Leave out the pictures and restate the rest of the data exactly.

==== PROVIDED MATERIAL

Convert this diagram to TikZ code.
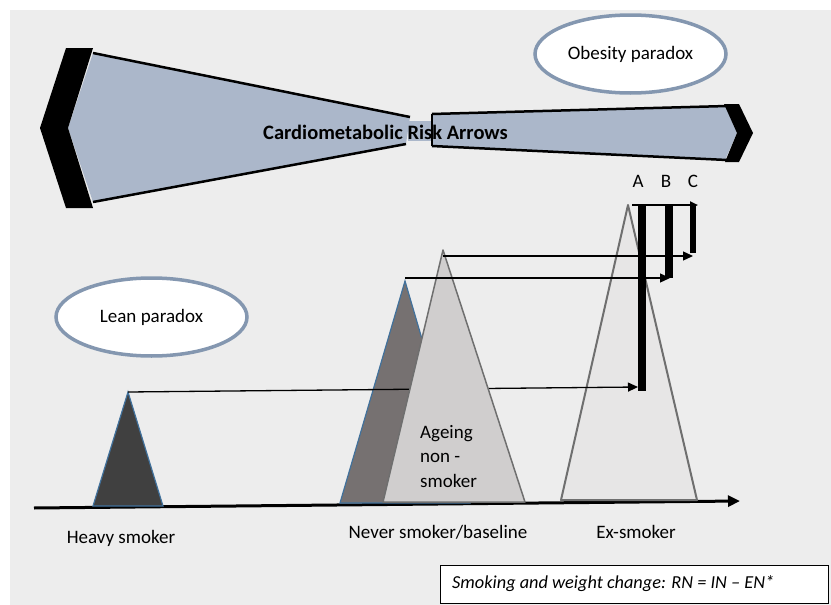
\documentclass[tikz,border=0pt]{standalone}
\usepackage{fontspec}
\setmainfont{Carlito}
\usetikzlibrary{arrows.meta,shapes.geometric}
\definecolor{bg}{HTML}{EDEDED}
\definecolor{arrowfill}{HTML}{ABB7CA}
\definecolor{ellblue}{HTML}{8497B0}
\definecolor{heavyfill}{HTML}{404040}
\definecolor{neverfill}{HTML}{767171}
\definecolor{agefill}{HTML}{D0CECE}
\definecolor{exfill}{HTML}{E7E6E6}
\definecolor{triblue}{HTML}{41719C}
\definecolor{greyedge}{HTML}{6F6F6F}
\tikzset{
  lbl/.style={font=\fontsize{19}{23}\selectfont, inner sep=0pt, anchor=base},
  paradox/.style={ellipse, draw=ellblue, line width=3.5pt, fill=white, minimum width=191pt, minimum height=78pt, inner sep=0pt, font=\fontsize{19}{23}\selectfont},
  edgeline/.style={line width=2.5pt, black},
  hline/.style={line width=1.3pt, -{Triangle[length=10pt,width=9pt]}},
  bar/.style={line width=7.5pt, line cap=butt},
}
\begin{document}
\begin{tikzpicture}[x=1pt,y=-1pt]
\useasboundingbox (0,0) rectangle (831,605);
\fill[bg] (10,10) rectangle (831,605);

% left risk arrow
\fill[arrowfill] (93,53) -- (410,117) -- (406,144) -- (93,202) -- (68,128) -- cycle;
\draw[edgeline] (93,53) -- (410,117);
\draw[edgeline] (93,202) -- (406,144);
\fill[black] (66,48) -- (93,48) -- (68,128) -- (93,208) -- (66,208) -- (40,128) -- cycle;
\fill[arrowfill] (408,121) rectangle (432,141);

% right risk arrow
\fill[arrowfill] (432,114) -- (727,106) -- (737,133) -- (725,160) -- (432,146) -- cycle;
\draw[edgeline] (432,114) -- (727,106);
\draw[edgeline] (432,146) -- (727,160);
\draw[line width=1.5pt] (432,114) -- (432,146);
\fill[black] (724,104) -- (739,104) -- (753,133) -- (739,162) -- (725,162) -- (737,133) -- cycle;

\node[lbl, font=\bfseries\fontsize{20.5}{24}\selectfont] (title) at (385.5,139) {Cardiometabolic Risk Arrows};

% ellipses
\node[paradox] (obesity) at (630.5,54) {Obesity paradox};
\node[paradox] (lean) at (151.5,317) {Lean paradox};

% axis
\coordinate (axL) at (34,508);
\coordinate (axR) at (740,501);
\draw[line width=3pt, -{Triangle[length=12pt,width=11pt]}] (axL) -- (axR);

% ex-smoker triangle
\coordinate (exA) at (628,205);
\filldraw[fill=exfill, draw=greyedge, line width=2pt, line join=round] (561,500) -- (exA) -- (697,500) -- cycle;

% heavy smoker triangle
\coordinate (hsA) at (128,392);
\filldraw[fill=heavyfill, draw=triblue, line width=1.2pt] (93,506) -- (hsA) -- (163,506) -- cycle;

% never smoker triangle
\coordinate (nsA) at (405,281);
\filldraw[fill=neverfill, draw=triblue, line width=1.2pt] (340,503) -- (nsA) -- (470,503) -- cycle;

% bar end points
\coordinate (aTop) at (642,205);
\coordinate (aBot) at (642,391);
\coordinate (bTop) at (669,205);
\coordinate (bBot) at (669,278);
\coordinate (cTop) at (693,205);
\coordinate (cBot) at (693,253);

% arrow from heavy smoker (behind ageing triangle)
\coordinate (t1) at (638,387);
\draw[hline] (hsA) -- (t1);

% ageing non-smoker triangle
\coordinate (agA) at (443,250);
\filldraw[fill=agefill, draw=greyedge, line width=1.5pt, line join=round] (383,502) -- (agA) -- (525,502) -- cycle;
\node[lbl, anchor=base west] (ag1) at (420,438) {Ageing};
\node[lbl, anchor=base west] (ag2) at (420,462.5) {non -};
\node[lbl, anchor=base west] (ag3) at (420,487) {smoker};

% arrows from never smoker and ageing apexes
\coordinate (t2) at (670,278);
\coordinate (t3) at (693,256);
\draw[hline] (nsA |- t2) -- (t2);
\draw[hline] (agA |- t3) -- (t3);

% bars
\draw[bar] (aTop) -- (aBot);
\draw[bar] (bTop) -- (bBot);
\draw[bar, line width=6.5pt] (cTop) -- (cBot);
\coordinate (topL) at (632,205);
\coordinate (topR) at (698,205);
\draw[line width=2pt, -{Triangle[length=8pt,width=7pt]}] (topL) -- (topR);

\node[lbl] (la) at (638,187) {A};
\node[lbl] (lb) at (666,187) {B};
\node[lbl] (lc) at (693,187) {C};

% labels
\node[lbl] (heavy) at (121,543) {Heavy smoker};
\node[lbl] (never) at (438,538) {Never smoker/baseline};
\node[lbl] (ex) at (636,538) {Ex-smoker};

% formula box
\draw[line width=1pt, fill=white] (440,565) rectangle (828,603);
\node[lbl, anchor=base west, font=\itshape\fontsize{18.3}{22}\selectfont] (formula) at (452,588) {Smoking and weight change: RN = IN – EN*};
\end{tikzpicture}
\end{document}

========

◆ EXERCISE ANSWER:
Convert this diagram to TikZ code.
\documentclass[tikz,border=0pt]{standalone}
\usepackage{fontspec}
\setmainfont{Carlito}
\usetikzlibrary{arrows.meta,shapes.geometric}
\definecolor{bg}{HTML}{EDEDED}
\definecolor{arrowfill}{HTML}{ABB7CA}
\definecolor{ellblue}{HTML}{8497B0}
\definecolor{heavyfill}{HTML}{404040}
\definecolor{neverfill}{HTML}{767171}
\definecolor{agefill}{HTML}{D0CECE}
\definecolor{exfill}{HTML}{E7E6E6}
\definecolor{triblue}{HTML}{41719C}
\definecolor{greyedge}{HTML}{6F6F6F}
\tikzset{
  lbl/.style={font=\fontsize{19}{23}\selectfont, inner sep=0pt, anchor=base},
  paradox/.style={ellipse, draw=ellblue, line width=3.5pt, fill=white, minimum width=191pt, minimum height=78pt, inner sep=0pt, font=\fontsize{19}{23}\selectfont},
  edgeline/.style={line width=2.5pt, black},
  hline/.style={line width=1.3pt, -{Triangle[length=10pt,width=9pt]}},
  bar/.style={line width=7.5pt, line cap=butt},
}
\begin{document}
\begin{tikzpicture}[x=1pt,y=-1pt]
\useasboundingbox (0,0) rectangle (831,605);
\fill[bg] (10,10) rectangle (831,605);

% left risk arrow
\fill[arrowfill] (93,53) -- (410,117) -- (406,144) -- (93,202) -- (68,128) -- cycle;
\draw[edgeline] (93,53) -- (410,117);
\draw[edgeline] (93,202) -- (406,144);
\fill[black] (66,48) -- (93,48) -- (68,128) -- (93,208) -- (66,208) -- (40,128) -- cycle;
\fill[arrowfill] (408,121) rectangle (432,141);

% right risk arrow
\fill[arrowfill] (432,114) -- (727,106) -- (737,133) -- (725,160) -- (432,146) -- cycle;
\draw[edgeline] (432,114) -- (727,106);
\draw[edgeline] (432,146) -- (727,160);
\draw[line width=1.5pt] (432,114) -- (432,146);
\fill[black] (724,104) -- (739,104) -- (753,133) -- (739,162) -- (725,162) -- (737,133) -- cycle;

\node[lbl, font=\bfseries\fontsize{20.5}{24}\selectfont] (title) at (385.5,139) {Cardiometabolic Risk Arrows};

% ellipses
\node[paradox] (obesity) at (630.5,54) {Obesity paradox};
\node[paradox] (lean) at (151.5,317) {Lean paradox};

% axis
\coordinate (axL) at (34,508);
\coordinate (axR) at (740,501);
\draw[line width=3pt, -{Triangle[length=12pt,width=11pt]}] (axL) -- (axR);

% ex-smoker triangle
\coordinate (exA) at (628,205);
\filldraw[fill=exfill, draw=greyedge, line width=2pt, line join=round] (561,500) -- (exA) -- (697,500) -- cycle;

% heavy smoker triangle
\coordinate (hsA) at (128,392);
\filldraw[fill=heavyfill, draw=triblue, line width=1.2pt] (93,506) -- (hsA) -- (163,506) -- cycle;

% never smoker triangle
\coordinate (nsA) at (405,281);
\filldraw[fill=neverfill, draw=triblue, line width=1.2pt] (340,503) -- (nsA) -- (470,503) -- cycle;

% bar end points
\coordinate (aTop) at (642,205);
\coordinate (aBot) at (642,391);
\coordinate (bTop) at (669,205);
\coordinate (bBot) at (669,278);
\coordinate (cTop) at (693,205);
\coordinate (cBot) at (693,253);

% arrow from heavy smoker (behind ageing triangle)
\coordinate (t1) at (638,387);
\draw[hline] (hsA) -- (t1);

% ageing non-smoker triangle
\coordinate (agA) at (443,250);
\filldraw[fill=agefill, draw=greyedge, line width=1.5pt, line join=round] (383,502) -- (agA) -- (525,502) -- cycle;
\node[lbl, anchor=base west] (ag1) at (420,438) {Ageing};
\node[lbl, anchor=base west] (ag2) at (420,462.5) {non -};
\node[lbl, anchor=base west] (ag3) at (420,487) {smoker};

% arrows from never smoker and ageing apexes
\coordinate (t2) at (670,278);
\coordinate (t3) at (693,256);
\draw[hline] (nsA |- t2) -- (t2);
\draw[hline] (agA |- t3) -- (t3);

% bars
\draw[bar] (aTop) -- (aBot);
\draw[bar] (bTop) -- (bBot);
\draw[bar, line width=6.5pt] (cTop) -- (cBot);
\coordinate (topL) at (632,205);
\coordinate (topR) at (698,205);
\draw[line width=2pt, -{Triangle[length=8pt,width=7pt]}] (topL) -- (topR);

\node[lbl] (la) at (638,187) {A};
\node[lbl] (lb) at (666,187) {B};
\node[lbl] (lc) at (693,187) {C};

% labels
\node[lbl] (heavy) at (121,543) {Heavy smoker};
\node[lbl] (never) at (438,538) {Never smoker/baseline};
\node[lbl] (ex) at (636,538) {Ex-smoker};

% formula box
\draw[line width=1pt, fill=white] (440,565) rectangle (828,603);
\node[lbl, anchor=base west, font=\itshape\fontsize{18.3}{22}\selectfont] (formula) at (452,588) {Smoking and weight change: RN = IN – EN*};
\end{tikzpicture}
\end{document}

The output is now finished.